Lucid's Long Road Home
IT'S NOT THAT SHANNON LUCID WAS getting cabin fever. True, the 53-year-old astronaut had been hitting the M&M's, potato chips and other goodies pretty hard. But that was because regular food often tastes odd in zero gravity (for reasons scientists can't explain), not because spending six months aboard the Russian space station Mir with two cosmonauts had given her the stress-induced munchies.

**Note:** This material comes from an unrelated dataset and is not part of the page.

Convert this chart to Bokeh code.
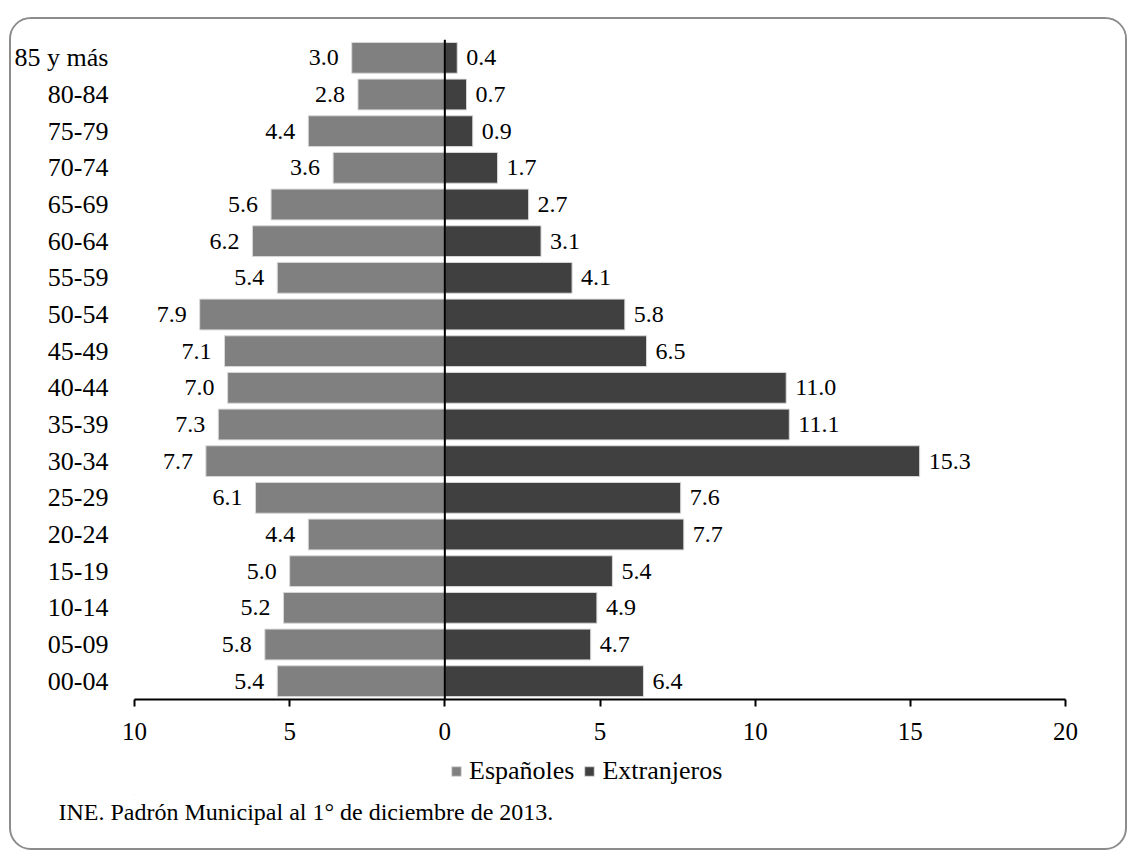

And it's not like she was losing patience, exactly. Yes, the space shuttle that was originally supposed to bring her home got yanked from the launch pad in August when NASA suspected a problem with its booster rockets. Then her return was postponed again when Hurricane Fran forced Atlantis back into the hangar. But the delays landed Lucid--a biochemist, the mother of three grown children and a veteran of four previous space missions--in the record book: she had already broken the American space endurance record in July, and on Sept. 7 she took the women's world record with 169 days (the men's record is 439 days, held by a cosmonaut). Still, when the space shuttle Atlantis finally blasted off from Cape Canaveral last week for its rendezvous with Mir, Lucid wanted to make her wishes clear. So she asked mission control in Houston to radio up a special song to the six-man crew: the 1965 Fontella Bass hit ""Rescue Me.''
Atlantis is scheduled to finish that job later this week. After a postcard-perfect docking three days into the shuttle's flight, Atlantis and the silver-and-white Mir remained docked for five days, orbiting 240 miles above Earth while the crews exchanged cargo. About 2,200 pounds of broken equipment, scientific samples--and a very eager Lucid--floated through the docking tunnel from Mir to Atlantis. Some 4,600 pounds of equipment, garlic, onions, cucumbers, oranges (requested by the cosmonauts), fresh air and astronaut John Blaha moved to Mir. But when Lucid lands this Thursday, her rescue will not be over: she will be lifted out of Atlantis on a recumbent chair.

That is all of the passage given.